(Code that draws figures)
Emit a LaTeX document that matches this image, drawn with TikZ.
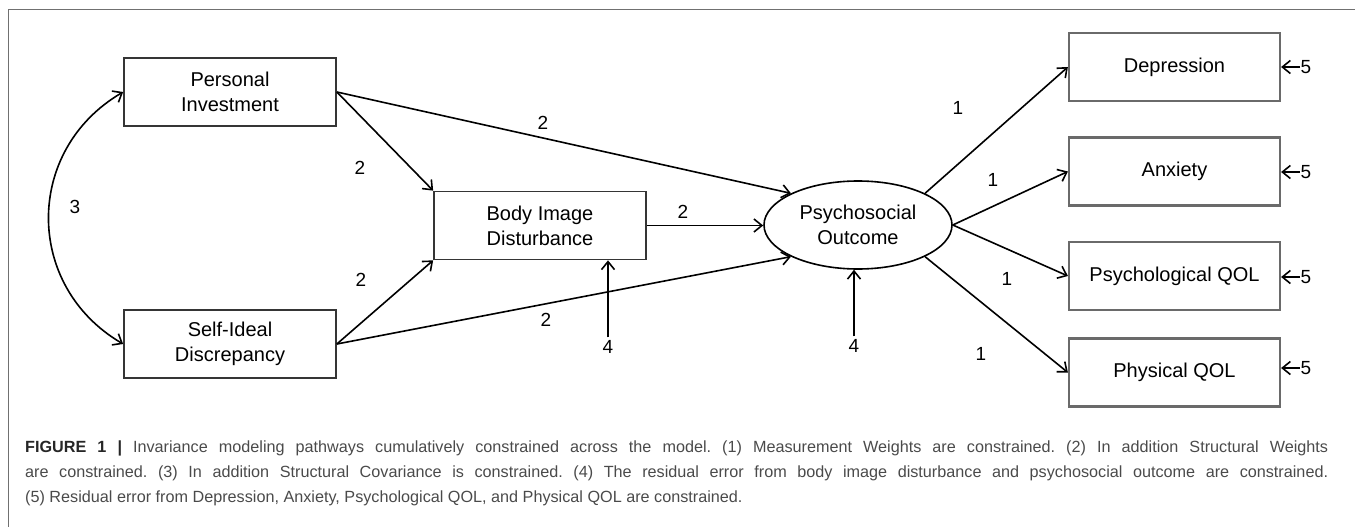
\documentclass[tikz,border=0pt]{standalone}
\usepackage{fontspec}
\setmainfont{Liberation Sans}
\usepackage{tikz}
\usetikzlibrary{arrows.meta}
\usetikzlibrary{shapes.geometric}
\frenchspacing
\definecolor{boxgray}{HTML}{353535}
\definecolor{indgray}{HTML}{6A6A6A}
\definecolor{capgray}{HTML}{4A4A4A}
\definecolor{framegray}{HTML}{707070}
\tikzset{
    var/.style={shape=rectangle, draw=boxgray, line width=1.7pt, minimum width=212pt, minimum height=68pt, align=center, font=\fontsize{20}{25}\selectfont},
    ind/.style={var, draw=indgray, line width=2.2pt, minimum width=211pt}}
\tikzset{
    latent/.style={shape=ellipse, draw=black, line width=1.6pt, minimum width=188pt, minimum height=88pt, inner sep=0pt, align=center, font=\fontsize{20}{25}\selectfont},
    num/.style={inner sep=0.5pt, font=\fontsize{19}{22}\selectfont},
    capline/.style={anchor=base west, inner sep=0pt, text=capgray, font=\fontsize{16.2}{19}\selectfont}}
\tikzset{
    arr/.style={line width=1.6pt, -{Straight Barb[length=8pt, width=13pt]}},
    covarr/.style={line width=1.6pt, {Straight Barb[length=8pt, width=13pt]}-{Straight Barb[length=8pt, width=13pt]}}}

\begin{document}
\begin{tikzpicture}[x=1pt, y=-1pt]
                    \useasboundingbox (0,0) rectangle (1355,527);
                    \draw[framegray, line width=1pt] (8,527) -- (8,10) -- (1355,10);

                    \node[var] (PI) at (230,92) {Personal\\Investment};
                    \node[var] (SD) at (230,344) {Self-Ideal\\Discrepancy};
                    \node[var] (BID) at (540,225.5) {Body Image\\Disturbance};
                    \node[latent] (PO) at (858,225) {Psychosocial\\Outcome};
                    \node[ind] (Dep) at (1174.5,67) {Depression};
                    \node[ind] (Anx) at (1174.5,171.5) {Anxiety};
                    \node[ind] (PsyQ) at (1174.5,276) {Psychological QOL};
                    \node[ind] (PhyQ) at (1174.5,372.5) {Physical QOL};

                    \node[num] (c1) at (75,207) {3};
                    \node[num] (w1) at (360,168) {2};
                    \node[num] (w2) at (361,280) {2};
                    \node[num] (w3) at (543,123) {2};
                    \node[num] (w4) at (683,212) {2};
                    \node[num] (w5) at (546,320) {2};
                    \node[num, inner sep=3pt] (r1) at (608,347) {4};
                    \node[num, inner sep=3pt] (r2) at (854,346) {4};
                    \node[num] (m1) at (958,108) {1};
                    \node[num] (m2) at (993,180) {1};
                    \node[num] (m3) at (1007,279) {1};
                    \node[num] (m4) at (981,354) {1};
                    \node[num] (e1) at (1306,67) {5};
                    \node[num] (e2) at (1306,172) {5};
                    \node[num] (e3) at (1306,277) {5};
                    \node[num] (e4) at (1306,368) {5};

                    \draw[covarr] (PI.west) .. controls +(-99,58) and +(-99,-58) .. (SD.west);
                    \draw[arr] (PI.east) -- (BID.north west);
                    \draw[arr] (SD.east) -- (BID.south west);
                    \draw[arr] (PI.east) -- (PO.north west);
                    \draw[arr] (SD.east) -- (PO.south west);
                    \draw[arr] (BID.east) -- (BID.east -| PO.west);
                    \draw[arr] (r1.north) -- (r1 |- BID.south);
                    \draw[arr] (r2.north) -- (r2 |- PO.south);
                    \draw[arr] (PO.north east) -- (Dep.west);
                    \draw[arr] (PO.east) -- (Anx.west);
                    \draw[arr] (PO.east) -- (PsyQ.west);
                    \draw[arr] (PO.south east) -- (PhyQ.west);
                    \draw[arr] (e1.west) -- (e1 -| Dep.east);
                    \draw[arr] (e2.west) -- (e2 -| Anx.east);
                    \draw[arr] (e3.west) -- (e3 -| PsyQ.east);
                    \draw[arr] (e4.west) -- (e4 -| PhyQ.east);

                    \node[capline] (cap1) at (25,452) {\makebox[1303pt][s]{\textbf{\color{black!85}FIGURE 1 |} Invariance modeling pathways cumulatively constrained across the model. (1) Measurement Weights are constrained. (2) In addition Structural Weights}};
                    \node[capline] (cap2) at (25,477) {\makebox[1303pt][s]{are constrained. (3) In addition Structural Covariance is constrained. (4) The residual error from body image disturbance and psychosocial outcome are constrained.}};
                    \node[capline] (cap3) at (25,502) {(5) Residual error from Depression, Anxiety, Psychological QOL, and Physical QOL are constrained.};

\end{tikzpicture}
\end{document}
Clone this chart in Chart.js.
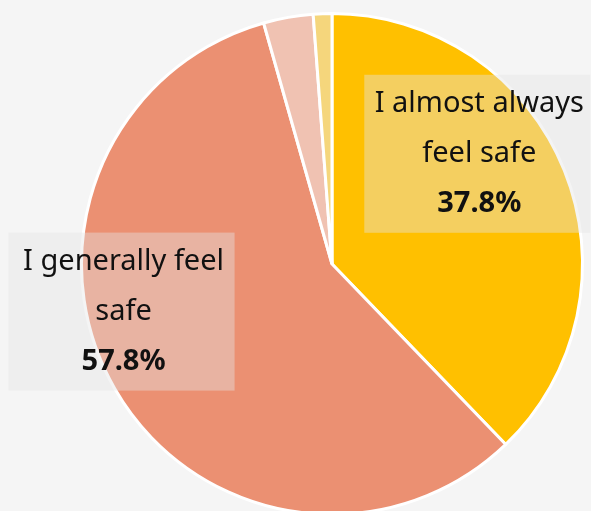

*REQUIREMENTS*: Identify the lines that hold the word "this". Copy every one of them.

*COMPLETE ANSWER*:
Emit a LaTeX document that matches this image, drawn with TikZ.
Clone this chart in Chart.js.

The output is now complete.